Primary XML Index

The primary XML index indexes all tags, values, and paths within the XML instances in an XML column. To create a primary XML index, the table in which the XML column occurs must have a clustered index on the primary key of the table. SQL Server uses this primary key to correlate rows in the primary XML index with rows in the table that contains the XML column.

The primary XML index is a shredded and persisted representation of the XML BLOBs in the xml data type column. For each XML binary large object (BLOB) in the column, the index creates several rows of data. The number of rows in the index is approximately equal to the number of nodes in the XML binary large object. When a query retrieves the full XML instance, SQL Server provides the instance from the XML column. Queries within XML instances use the primary XML index, and can return scalar values or XML subtrees by using the index itself.

Each row stores the following node information:

  • Tag name such as an element or attribute name.

  • Node value.

  • Node type such as an element node, attribute node, or text node.

  • Document order information, represented by an internal node identifier.

  • Path from each node to the root of the XML tree.

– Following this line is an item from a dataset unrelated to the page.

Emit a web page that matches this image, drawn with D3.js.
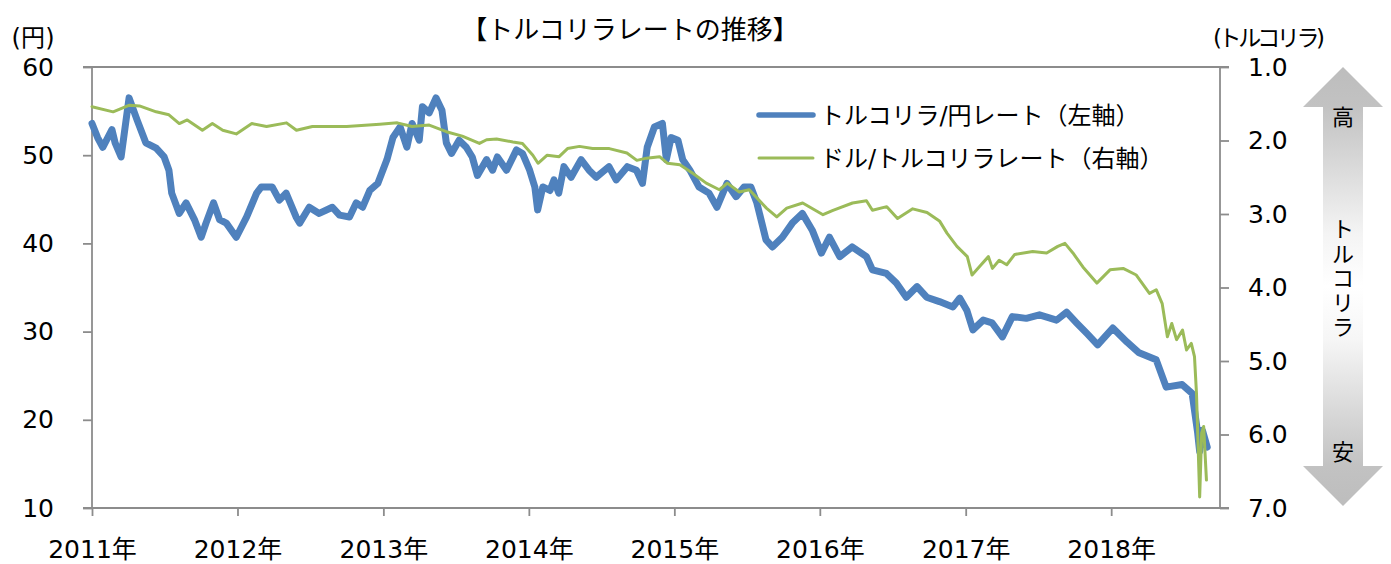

This column is searched for path expressions in the query.

  • Primary key of the base table. The primary key of the base table is duplicated in the primary XML index for a back join with the base table, and the maximum number of columns in the primary key of the base table is limited to 15.

This node information is used to evaluate and construct XML results for a specified query. For optimization purposes, the tag name and the node type information are encoded as integer values, and the Path column uses the same encoding. Also, paths are stored in reverse order to allow matching paths when only the path suffix is known. For example:

  • //ContactRecord/PhoneNumber where only the last two steps are known

OR

  • /Book/*/Title where the wildcard character (*) is specified in the middle of the expression.

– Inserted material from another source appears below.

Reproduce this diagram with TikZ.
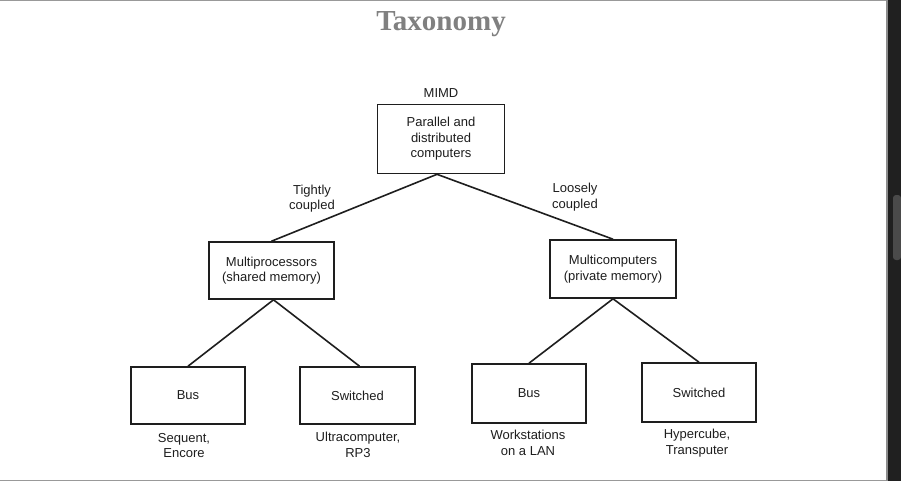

The query processor uses the primary XML index for queries that involve xml Data Type Methods and returns either scalar values or the XML subtrees from the primary index itself. (This index stores all the necessary information to reconstruct the XML instance.)

For example, the following query returns summary information stored in the CatalogDescriptionxml type column in the ProductModel table. The query returns <Summary> information only for product models whose catalog description also stores the <Features> description.

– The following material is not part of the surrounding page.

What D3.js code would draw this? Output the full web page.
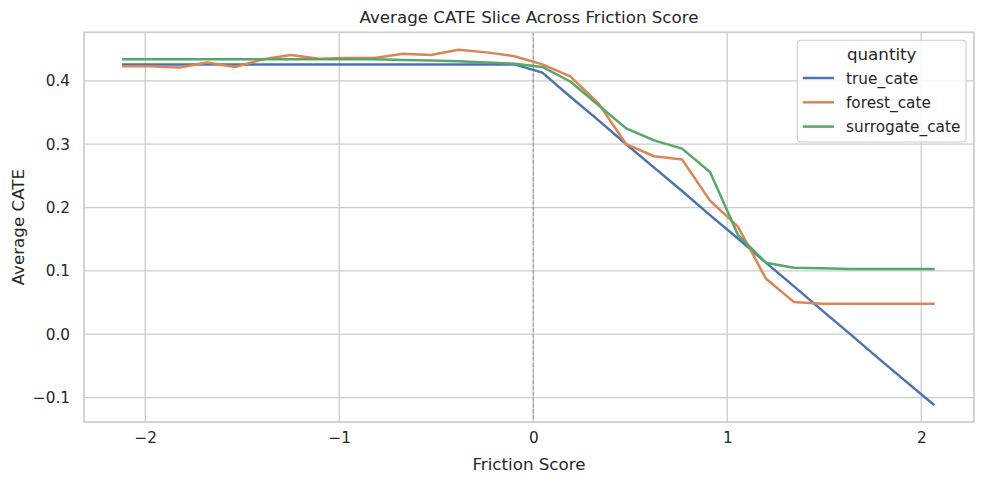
<!DOCTYPE html>
<html>
<head>
<meta charset="utf-8">
<style>
  body { margin: 0; background: #fff; }
  text { font-family: "DejaVu Sans", sans-serif; fill: #262626; }
</style>
</head>
<body>
<div id="chart-area"></div>

<script src="https://cdn.jsdelivr.net/npm/d3@7"></script>
<script>
    // friction score grid
    const friction = [-2.113, -1.969, -1.825, -1.681, -1.537, -1.393, -1.249, -1.105, -0.961, -0.817,
                      -0.673, -0.529, -0.385, -0.241, -0.097, 0.047, 0.191, 0.335, 0.479, 0.623,
                      0.767, 0.911, 1.055, 1.199, 1.343, 1.487, 1.631, 1.775, 1.919, 2.063];
    const trueCate = [0.426, 0.426, 0.426, 0.426, 0.426, 0.426, 0.426, 0.426, 0.426, 0.426,
                      0.426, 0.426, 0.426, 0.426, 0.426, 0.413, 0.375, 0.338, 0.300, 0.263,
                      0.226, 0.188, 0.151, 0.113, 0.076, 0.038, 0.001, -0.037, -0.074, -0.111];
    const forestCate = [0.423, 0.423, 0.421, 0.429, 0.422, 0.434, 0.441, 0.435, 0.436, 0.436,
                        0.443, 0.441, 0.449, 0.445, 0.439, 0.426, 0.407, 0.365, 0.300, 0.281,
                        0.276, 0.211, 0.170, 0.088, 0.051, 0.048, 0.048, 0.048, 0.048, 0.048];
    const surrogateCate = [0.434, 0.434, 0.434, 0.434, 0.434, 0.434, 0.434, 0.434, 0.434, 0.434,
                           0.433, 0.432, 0.431, 0.429, 0.427, 0.422, 0.399, 0.362, 0.325, 0.306,
                           0.293, 0.256, 0.157, 0.113, 0.105, 0.104, 0.103, 0.103, 0.103, 0.103];
    const seriesNames = ["true_cate", "forest_cate", "surrogate_cate"];
    const seriesColors = ["#4c72b0", "#dd8452", "#55a868"];
    const xTicks = [-2, -1, 0, 1, 2];
    const yTicks = [-0.1, 0.0, 0.1, 0.2, 0.3, 0.4];

    const width = 984, height = 484;
    const margin = {top: 32.3, right: 10, bottom: 62, left: 84};
    const iw = width - margin.left - margin.right;
    const ih = height - margin.top - margin.bottom;
    const gridColor = "#cccccc";

    const svg = d3.select("#chart-area").append("svg")
        .attr("width", width)
        .attr("height", height);

    const g = svg.append("g")
        .attr("transform", `translate(${margin.left},${margin.top})`);

    const x = d3.scaleLinear().domain([-2.316, 2.272]).range([0, iw]);
    const y = d3.scaleLinear().domain([-0.1386, 0.4767]).range([ih, 0]);

    const minus = s => s.replace("-", "\u2212");

    // grid
    g.append("g").selectAll("line").data(xTicks).join("line")
        .attr("x1", d => x(d)).attr("x2", d => x(d))
        .attr("y1", 0).attr("y2", ih)
        .attr("stroke", gridColor).attr("stroke-width", 1.3);
    g.append("g").selectAll("line").data(yTicks).join("line")
        .attr("y1", d => y(d)).attr("y2", d => y(d))
        .attr("x1", 0).attr("x2", iw)
        .attr("stroke", gridColor).attr("stroke-width", 1.3);

    // axes (labels only, whitegrid style has no tick marks)
    const xAxis = g.append("g")
        .attr("transform", `translate(0,${ih})`)
        .call(d3.axisBottom(x).tickValues(xTicks).tickSize(0).tickPadding(10)
            .tickFormat(d => minus(d3.format("d")(d))));
    const yAxis = g.append("g")
        .call(d3.axisLeft(y).tickValues(yTicks).tickSize(0).tickPadding(14)
            .tickFormat(d => minus(d3.format(".1f")(d))));
    [xAxis, yAxis].forEach(a => {
        a.select(".domain").remove();
        a.selectAll("text").style("font-size", "15.3px").attr("fill", "#262626")
            .style("font-family", "'DejaVu Sans', sans-serif");
    });
    xAxis.selectAll("text").attr("dy", "0.71em");

    // zero reference line
    g.append("line")
        .attr("x1", x(0)).attr("x2", x(0))
        .attr("y1", 0).attr("y2", ih)
        .attr("stroke", "#808080").attr("stroke-opacity", 0.7)
        .attr("stroke-width", 1.1)
        .attr("stroke-dasharray", "4,1.8");

    // series
    const allSeries = [trueCate, forestCate, surrogateCate];
    const line = d3.line()
        .x((d, i) => x(friction[i]))
        .y(d => y(d));
    g.append("g").selectAll("path").data(allSeries).join("path")
        .attr("d", line)
        .attr("fill", "none")
        .attr("stroke", (d, i) => seriesColors[i])
        .attr("stroke-width", 2.5)
        .attr("stroke-linejoin", "round")
        .attr("stroke-linecap", "square");

    // frame
    g.append("rect")
        .attr("width", iw).attr("height", ih)
        .attr("fill", "none")
        .attr("stroke", gridColor).attr("stroke-width", 1.7);

    // title + axis labels
    svg.append("text")
        .attr("x", margin.left + iw / 2).attr("y", 23.3)
        .attr("text-anchor", "middle")
        .style("font-size", "16.7px")
        .text("Average CATE Slice Across Friction Score");
    svg.append("text")
        .attr("x", margin.left + iw / 2).attr("y", 470)
        .attr("text-anchor", "middle")
        .style("font-size", "16.7px")
        .text("Friction Score");
    svg.append("text")
        .attr("transform", `translate(24,${margin.top + ih / 2}) rotate(-90)`)
        .attr("text-anchor", "middle")
        .style("font-size", "16.7px")
        .text("Average CATE");

    // legend
    const lg = svg.append("g").attr("transform", "translate(797.3,40.3)");
    lg.append("rect")
        .attr("width", 168.7).attr("height", 101.7)
        .attr("rx", 3.5)
        .attr("fill", "#ffffff").attr("fill-opacity", 0.8)
        .attr("stroke", gridColor).attr("stroke-width", 1.1);
    lg.append("text")
        .attr("x", 84.4).attr("y", 20)
        .attr("text-anchor", "middle")
        .style("font-size", "16.7px")
        .text("quantity");
    const item = lg.selectAll("g.item").data(seriesNames).join("g")
        .attr("class", "item")
        .attr("transform", (d, i) => `translate(0,${37.7 + i * 24.3})`);
    item.append("line")
        .attr("x1", 5.5).attr("x2", 36.7)
        .attr("stroke", (d, i) => seriesColors[i])
        .attr("stroke-width", 2.5);
    item.append("text")
        .attr("x", 48.7).attr("y", 5.6)
        .style("font-size", "15.3px")
        .text(d => d);
</script>
</body>
</html>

WITH XMLNAMESPACES ('https://schemas.microsoft.com/sqlserver/2004/07/adventure-works/ProductModelDescription' AS "PD")

SELECT CatalogDescription.query('
  /PD:ProductDescription/PD:Summary
') as Result
FROM Production.ProductModel
WHERE CatalogDescription.exist ('/PD:ProductDescription/PD:Features') = 1

With regard to the primary XML index, instead of shredding each XML binary large object instance in the base table, the rows in the index that correspond to each XML binary large object are searched sequentially for the expression specified in the exist() method. If the path is found in the Path column in the index, the <Summary> element together with its subtrees is retrieved from the primary XML index and converted into an XML binary large object as the result of the query() method.

Note that the primary XML index is not used when retrieving a full XML instance. For example, the following query retrieves from the table the whole XML instance that describes the manufacturing instructions for a specific product model.

USE AdventureWorks;

SELECT Instructions
FROM Production.ProductModel 
WHERE ProductModelID=7;